GOAL: Find every line containing the word "matplotlib" and report the count, nothing more.

---- RECORDS SUPPLIED

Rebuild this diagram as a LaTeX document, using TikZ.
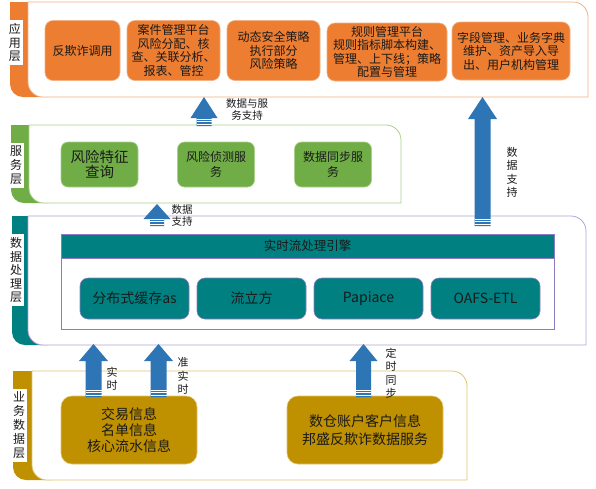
\documentclass[tikz,border=0pt]{standalone}
\usepackage{fontspec}
\setmainfont{Noto Sans CJK SC}
\usetikzlibrary{calc}

\definecolor{cOrange}{HTML}{ED7D31}
\definecolor{cOrangeL}{HTML}{F4B183}
\definecolor{cGreen}{HTML}{70AD47}
\definecolor{cGreenL}{HTML}{A9D18E}
\definecolor{cTeal}{HTML}{008080}
\definecolor{cPurple}{HTML}{8E7CC3}
\definecolor{cPurpleL}{HTML}{B4A2D8}
\definecolor{cGold}{HTML}{BF9000}
\definecolor{cGoldL}{HTML}{E2C36B}
\definecolor{cBlue}{HTML}{2E75B6}
\definecolor{cText}{HTML}{1A1A1A}

% #1 strip left, #2 frame left, #3 top, #4 right, #5 bottom, #6 strip colour, #7 border colour
\newcommand{\layerframe}[7]{%
  \fill[#6] (#1,#3) -- ({#2+20},#3) -- ({#2+20},#5) -- ({#1+13},#5)
     .. controls ({#1+5.8},#5) and (#1,{#5-5.8}) .. (#1,{#5-13}) -- cycle;
  \draw[#7, fill=white, line width=0.8pt] (#2,#3) -- ({#4-15},#3)
     .. controls ({#4-6.7},#3) and (#4,{#3+6.7}) .. (#4,{#3+15}) -- (#4,#5) -- ({#2+15},#5)
     .. controls ({#2+6.7},#5) and (#2,{#5-6.7}) .. (#2,{#5-15}) -- cycle;
}
% #1 start, #2 tip, #3 half shaft, #4 half head, #5 head length
\newcommand{\blockarrow}[5]{%
  \fill[cBlue] ($(#1)+(-#3,0)$) -- ($(#2)+(-#3,#5)$) -- ($(#2)+(-#4,#5)$) -- (#2)
     -- ($(#2)+(#4,#5)$) -- ($(#2)+(#3,#5)$) -- ($(#1)+(#3,0)$) -- cycle;
  \foreach \dd in {2,4.5,7}{\draw[white,line width=0.7pt] ($(#1)+(-#3,-\dd)$) -- ($(#1)+(#3,-\dd)$);}
}

\begin{document}
\begin{tikzpicture}[x=1pt,y=-1pt,
  lbl/.style={fill=white, inner xsep=1.5pt, inner ysep=3pt, align=center, text=cText, font=\fontsize{12}{13.5}\selectfont},
  appbox/.style={fill=cOrange, draw=cOrangeL, line width=0.6pt, rounded corners=8pt, inner sep=0pt, align=center, text=cText, font=\fontsize{12}{13.5}\selectfont},
  svcbox/.style={fill=cGreen, draw=cGreenL, line width=0.6pt, rounded corners=7pt, inner sep=0pt, align=center, text=cText, minimum width=77pt, minimum height=45pt, font=\fontsize{12}{15}\selectfont},
  panelbox/.style={fill=white, draw=cPurple, line width=0.7pt, inner sep=0pt},
  hdrbox/.style={fill=cTeal, draw=cPurple, line width=0.7pt, inner sep=0pt, text=cText, font=\fontsize{12.5}{14}\selectfont},
  procbox/.style={fill=cTeal, draw=cPurple, line width=0.6pt, rounded corners=8pt, inner sep=0pt, text=cText, minimum width=109pt, minimum height=41pt, font=\fontsize{14}{16}\selectfont},
  bizbox/.style={fill=cGold, draw=cGoldL, line width=0.6pt, rounded corners=11pt, inner sep=0pt, align=center, text=cText, minimum height=68pt, font=\fontsize{14}{16}\selectfont},
  alab/.style={align=center, inner sep=0pt, text=cText, font=\fontsize{11}{13.5}\selectfont},
  hlab/.style={align=center, inner sep=0pt, text=cText, font=\fontsize{10.5}{12}\selectfont}
]
\useasboundingbox (0,0) rectangle (596,488);

% layer frames
\layerframe{10}{28}{2}{588}{97}{cOrange}{cOrangeL}
\layerframe{11}{29}{125}{401}{203}{cGreen}{cGreenL}
\layerframe{12}{28}{216}{586}{345}{cTeal}{cPurpleL}
\layerframe{13}{32}{371}{467}{480}{cGold}{cGoldL}

% layer labels
\node[lbl] (lApp) at (15,42.5) {应\\用\\层};
\node[lbl, font=\fontsize{12}{14}\selectfont] (lSvc) at (16,165.5) {服\\务\\层};
\node[lbl] (lProc) at (16,270) {数\\据\\处\\理\\层};
\node[lbl, font=\fontsize{12}{14}\selectfont] (lBiz) at (19,425) {业\\务\\数\\据\\层};

% application layer
\node[appbox, minimum width=75pt, minimum height=60pt] (a1) at (82.5,50.5) {反欺诈调用};
\node[appbox, minimum width=93pt, minimum height=60pt] (a2) at (173.5,50.5) {案件管理平台\\风险分配、核\\查、关联分析、\\报表、管控};
\node[appbox, minimum width=93pt, minimum height=60pt] (a3) at (273.5,50.5) {动态安全策略\\执行部分\\风险策略};
\node[appbox, minimum width=120pt, minimum height=58pt] (a4) at (387,52) {规则管理平台\\规则指标脚本构建、\\管理、上下线；策略\\配置与管理};
\node[appbox, minimum width=118pt, minimum height=58pt] (a5) at (511,51) {字段管理、业务字典\\维护、资产导入导\\出、用户机构管理};

% service layer
\node[svcbox, font=\fontsize{14.5}{15.5}\selectfont] (s1) at (99.5,164.5) {风险特征\\查询};
\node[svcbox] (s2) at (216,164.5) {风险侦测服\\务};
\node[svcbox] (s3) at (333,164.5) {数据同步服\\务};

% data processing layer
\node[panelbox, minimum width=493pt, minimum height=95pt] (panel) at (307.5,281.5) {};
\node[hdrbox, minimum width=493pt, minimum height=24pt] (hdr) at (307.5,246) {实时流处理引擎};
\node[procbox] (p1) at (134.5,298.5) {分布式缓存as};
\node[procbox] (p2) at (251.5,298.5) {流立方};
\node[procbox] (p3) at (368.5,298.5) {Papiace};
\node[procbox] (p4) at (485.5,298.5) {OAFS-ETL};

% business data layer
\node[bizbox, minimum width=136pt] (g1) at (129,430) {交易信息\\名单信息\\核心流水信息};
\node[bizbox, minimum width=156pt, font=\fontsize{14}{17.5}\selectfont] (g2) at (365,430) {数仓账户客户信息\\邦盛反欺诈数据服务};

% arrow end points
\coordinate (A1s) at (204,126);   \coordinate (A1e) at (204,97);
\coordinate (A2s) at (157,226);   \coordinate (A2e) at (157,204);
\coordinate (A3s) at (482.5,226); \coordinate (A3e) at (482.5,97);
\coordinate (A4s) at (93.5,397);  \coordinate (A4e) at (93.5,344);
\coordinate (A5s) at (158.5,397); \coordinate (A5e) at (158.5,344);
\coordinate (A6s) at (363.5,397); \coordinate (A6e) at (363.5,344);

\blockarrow{A1s}{A1e}{7.5}{13.5}{21}
\blockarrow{A2s}{A2e}{7}{13.5}{15}
\blockarrow{A3s}{A3e}{8}{14.5}{22}
\blockarrow{A4s}{A4e}{8}{14.5}{17}
\blockarrow{A5s}{A5e}{8}{14.5}{17}
\blockarrow{A6s}{A6e}{7.5}{14}{17}

% arrow labels
\node[hlab] (t1) at (247,109) {数据与服\\务支持};
\node[hlab] (t2) at (182,215) {数据\\支持};
\node[alab] (t3) at (512,172.5) {数\\据\\支\\持};
\node[alab] (t4) at (112,378.5) {实\\时};
\node[alab] (t5) at (183,376) {准\\实\\时};
\node[alab] (t6) at (391,373) {定\\时\\同\\步};
\end{tikzpicture}
\end{document}
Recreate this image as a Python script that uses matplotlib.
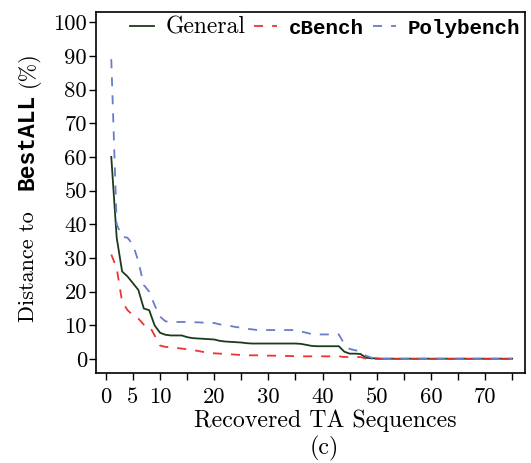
import numpy as np
import matplotlib
matplotlib.use("Agg")
import matplotlib.pyplot as plt

plt.rcParams["font.family"] = "serif"
plt.rcParams["font.serif"] = ["cmr10"]
plt.rcParams["axes.unicode_minus"] = False

MONO = dict(family="Liberation Mono", weight="bold")

# distance (%) to BestALL after recovering n TA sequences
seqs = np.arange(1, 76)
general = [60, 36, 26, 24.5, 22.5, 20.5, 15, 14.5, 10, 7.8,
           7.2, 7.0, 7.0, 7.0, 6.5, 6.2, 6.1, 6.0, 5.9, 5.8,
           5.4, 5.2, 5.1, 5.0, 4.9, 4.7, 4.6, 4.6, 4.6, 4.6,
           4.6, 4.6, 4.6, 4.6, 4.6, 4.5, 4.2, 3.9, 3.8, 3.8,
           3.8, 3.8, 3.8, 2.2, 1.6, 1.6, 1.5, 0.4, 0.2, 0.2] + [0.1] * 25
cbench = [31, 27, 17, 14.5, 13, 12, 10.2, 10, 7, 4,
          3.6, 3.5, 3.3, 3.1, 2.9, 2.7, 2.4, 2.1, 1.8, 1.7,
          1.6, 1.5, 1.4, 1.3, 1.2, 1.1, 1.1, 1.1, 1.0, 1.0,
          1.0, 0.9, 0.9, 0.9, 0.8, 0.8, 0.8, 0.8, 0.8, 0.8,
          0.8, 0.8, 0.8, 0.6, 0.6, 0.6, 0.6, 0.1, 0.0, 0.0] + [0.0] * 25
polybench = [89, 40, 36.3, 36, 34, 29, 22, 20, 16, 12.6,
             11.2, 11.0, 11.0, 11.0, 11.0, 10.9, 10.9, 10.8, 10.8, 10.7,
             10.3, 10.0, 9.8, 9.5, 9.3, 9.0, 8.8, 8.6, 8.6, 8.6,
             8.6, 8.6, 8.6, 8.6, 8.6, 8.2, 7.8, 7.4, 7.3, 7.3,
             7.3, 7.3, 7.3, 4.5, 3.0, 2.6, 2.3, 1.0, 0.4, 0.2] + [0.1] * 25

W, H = 531, 463
fig = plt.figure(figsize=(W / 100, H / 100), dpi=100)
ax = fig.add_axes([0.181, 0.194, 0.808, 0.780])

ax.plot(seqs, general, color="#1c3a1c", lw=1.3, label="General")
ax.plot(seqs, cbench, color="#ee3333", lw=1.3, ls=(0, (5, 5)), label="cBench")
ax.plot(seqs, polybench, color="#6a7cc8", lw=1.3, ls=(0, (5, 5)),
        label="Polybench")

ax.set_xlim(-1.8, 77.4)
ax.set_ylim(-4.2, 103)
ax.set_xticks(np.arange(0, 80, 5))
ax.set_xticklabels(["0", "5", "10", "", "20", "", "30", "", "40", "",
                    "50", "", "60", "", "70", ""])
ax.set_yticks(np.arange(0, 101, 10))
ax.tick_params(direction="out", length=5, width=1, labelsize=16.3)
ax.tick_params(axis="x", pad=5.5)
ax.tick_params(axis="y", pad=1.5)
for s in ax.spines.values():
    s.set_linewidth(1.2)

fig.text(325.5 / W, 1 - 427 / H, "Recovered TA Sequences", fontsize=17.2,
         ha="center", va="baseline")
fig.text(324 / W, 1 - 454 / H, "(c)", fontsize=17.2, ha="center",
         va="baseline")

leg = ax.legend(loc="upper right", ncol=3, frameon=False, fontsize=17,
                handlelength=1.0, handletextpad=0.5, columnspacing=0.35,
                borderaxespad=0.05, borderpad=0.15)
for t in leg.get_texts()[1:]:
    t.set_fontproperties(dict(MONO, size=15))

# y label: serif text with a bold typewriter word in the middle
pieces = [("Distance to", 322, dict(size=16)),
          ("BestALL", 190, dict(MONO, size=16.5)),
          ("(%)", 87, dict(size=16))]
for s, y0, fp in pieces:
    fig.text(33.5 / W, 1 - y0 / H, s, rotation=90, rotation_mode="anchor",
             ha="left", va="baseline", fontproperties=fp)

fig.savefig("out.png", dpi=100)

--------

ANSWER BELOW: 4